Algumas galerias confidenciaram dezenas de milhares de contos de vendas, outras ficaram-se por uma só dezena ou uma mais vaga apreciação positiva. Entretanto, investigando os níveis de preços, observa-se que são maioritariamente as obras de jovens artistas, com valores entre os 300 e os mil contos, aquelas que sustentam a agilidade do mercado. Peças de maior vulto foram transaccionadas, até aos 80 mil contos de uma tela de Vieira da Silva, mas é o segmento ocupado por artistas de recente revelação ou em fase de ascendente notoriedade, mesmo se com limitado impacto público, que faz movimentar um número crescente de coleccionadores compulsivos, presentes logo antes e durante a inauguração da Arte Lisboa.
Mais do que um público alargado, que dispunha de uma oferta de originais a partir de uns módicos 30 contos, e quase ausentes as instituições, que atravessam limitações orçamentais (entretanto, o Instituto de Arte Contemporânea deixou de financiar a feira), existe um número significativo de coleccionadores que segue atentamente a aparição de novidades e esgota as produções dos novos talentos. Como não se é jovem artista por muitos anos, esta dinâmica tem efeitos presumivelmente perversos, mas é uma das reconhecidas características de um mercado que agora se polariza em torno das feiras, em vez do ritmo lento e continuado que por muito tempo caracterizou a actividade das galerias.

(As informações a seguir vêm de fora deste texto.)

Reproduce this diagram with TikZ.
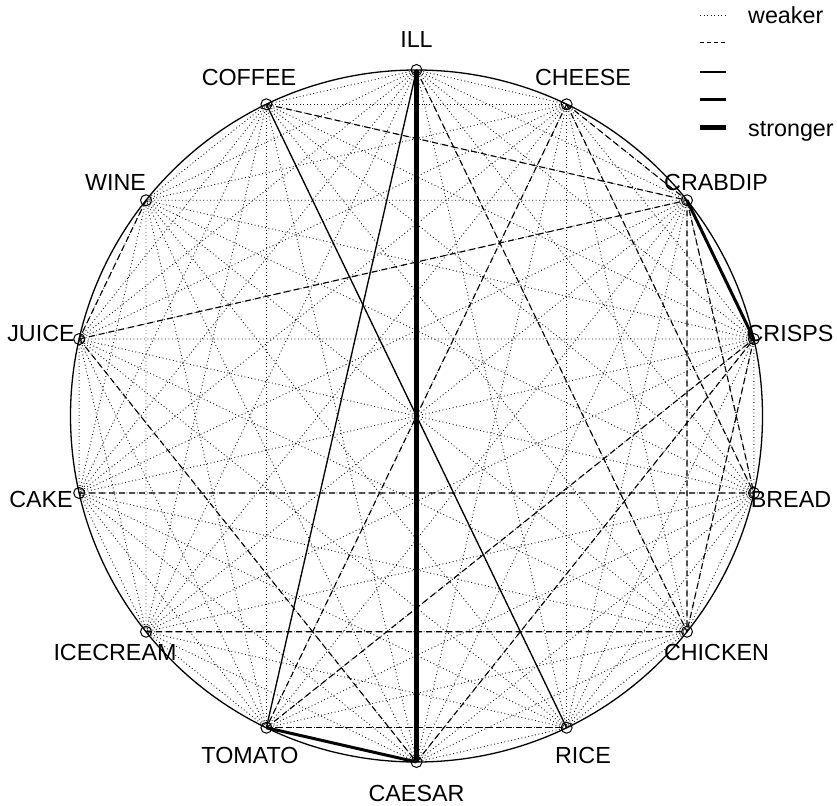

Entretanto, Associação Industrial Portuguesa, responsável pela Arte Lisboa, deu início à formação de uma colecção, apoiando desse modo a própria feira, como acontece em Madrid com a Fundação Arco. Partindo da verba inicial de dez mil contos, aplicou-os na compra de uma peça histórica de Jorge Pinheiro, uma pintura recortada de inspiração Op (por cerca de 7 mil contos, na Gal. Palmira Suso), mais dois desenhos de Jorge Queiroz (Quadrado Azul), uma tela de José Loureiro (Cristina Guerra) e uma escultura, uma «boneca» articulada e móvel, de João Pedro Vale (Módulo). A selecção, feita por uma equipe de cinco pessoas (quatro ligadas à AIP e o director do Museu do Chiado), foi muito criticada pelos galeristas da comissão consultiva da feira, por ter concentrado o capital numa peça única e esquecer as galerias espanholas. Arranjaram-se mais 3500 contos para corrigir a segunda queixa, adquirindo-se nos últimos dias obras de Lluís Hortalà, Curro Gonzalez, Néstor Sanmiguel, Almudena Fariña e Xawery Wolsky, um artista polaco.
Para as galerias espanholas, de facto, a avaliação do êxito comercial da feira é, em geral, muito menos ou muito pouco positiva, como por muitos anos teria acontecido com as portuguesas em Madrid se não fossem seguidas por coleccionadores nacionais. O peso dos mercados locais, salvo algumas excepções pontuais, é outro dos dados a ter em conta. Se a qualidade da feira e a beleza da cidade eram reconhecidas por todos, a certeza de um regresso não era universal. Tomas March (Valência) e Alejandro Sales (Barcelona) declaravam-se desiludidos, Carlos Taché (Barcelona), que vendeu pinturas de Sean Scully e Broto, ficou agradado, a Vértice, de Oviedo, conheceu um grande sucesso com os seus artistas pouco mediatizados.
Quanto à afluência de público, 15.300 entradas representam um ligeiro decréscimo em relação ao ano anterior. As insuficiências da informação voltaram a ser notórias, mas, salvo o caso excepcional de Madrid, uma feira de arte não é um evento de grandes massas e, por exemplo, a FIAC de Paris, solidamente implantada, fica pelos 70 mil visitantes. Para a AIP, para quem o certame é um investimento estratégico e não imediatamente comercial, a Arte Lisboa tem um balanço positivo e a fórmula de uma feira selectiva e de pequena dimensão é para continuar. Alargar os convites a galerias de um maior número de países é o objectivo para 2002.